I will go on record as saying this is easily the best single race of the restrictor plate era. This was the race that started the advent of running three-wide, 15-rows deep in the field. This race had everything, from Mark Martin’s team having to hot wire his car to get it started, a constant threat of rain, and a ridiculous finish that didn’t need a green-white-checker gimmick to make it happen. Watch as Martin peels the paint off the wall coming to the white, and then as Dale Earnhardt, Dale Jarrett, Ernie Irvan, Jimmy Spencer and Rusty Wallace dice for the win. Earnhardt launches his buddy Rusty skyward, which ushered in the roof flaps we still see today. Rusty ended up with a broken wrist, which the team would Velcro to the shifter for the next week’s race at Sonoma. The early-mid 1990s was the Golden Era of modern NASCAR. If only they could catch lightning in a bottle once again …

by Vito Pugliese

Cole vs.
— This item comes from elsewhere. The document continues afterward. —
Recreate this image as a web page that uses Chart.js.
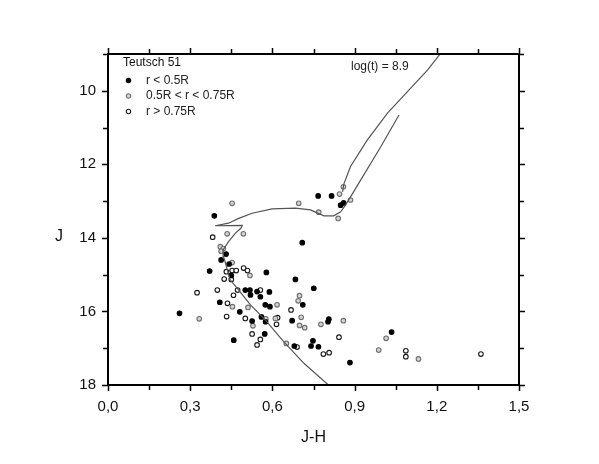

Ricky

Talladega, Darlington ... close enough.

by Matt Taliaferro

2003: Sadler’s Pirouette

The Car of Tomorrow is a pretty hearty beast, but the old car was no slouch either — as Elliott Sadler proves by bouncing it off the pavement several times at Talladega. Sadler executed a similar test at Michigan in 2000. The camera angle used at the 4:08 mark really shows the speed and violence of the wreck, and how much ground they’re actually covering. Wish the networks would use this angle more often. Worst part of this clip? The longing it stirs to hear Benny Parsons in the booth once again.

by Vito Pugliese

1996: Eight Miles High & Falling Fast

This one brought to you by Depends. Ricky Craven is likely relishing his new role as an analyst with ESPN after this four-story horror in May 1996. Huntsville Rocket City, USA? It seems Craven went Saturn V in Eastaboga, as five cars pass underneath him as he careens down the banking. Again, the old car held up rather well even in wrecks such as these that look absolutely lethal. Interesting to see how much faster and unstable these cars are going at 195 mph versus 205 mph today. They’re barely turning 7,000 rpm and making less horsepower than the GT500 Mustang pace car was at the race this Sunday.

by Vito Pugliese

2006: Cole Trickle to the rescue

Sorry, couldn't help ourselves.

by Matt Taliaferro

2009: Catchfence Carl

You knew this one was going to top the charts. This race was significant for a number of reasons. Many didn’t think the original CoT could get airborne, ungainly sled that it was. Turns out that wings create a lot of lift (who knew?), and that, as Tony Stewart found out the hard way on Sunday, blocking on the last lap when leading usually turns out bad. Brad Keselowski got his first career win in James Finch’s ride, which would propel him to his current position of leading the points leaving Talladega just three and a half years later. Ryan Newman gets a windshield full of Cousin Carl, which could have ended much worse. And not everybody escaped unscathed; a fan sitting in the grandstands had her jaw shattered when a PA speaker mounted on the fence was jettisoned free as 3,500 pounds of Ford Fusion clobbered it at 190 mph. Edwards, ever the classy guy he is, visited with the young fan before the fall race.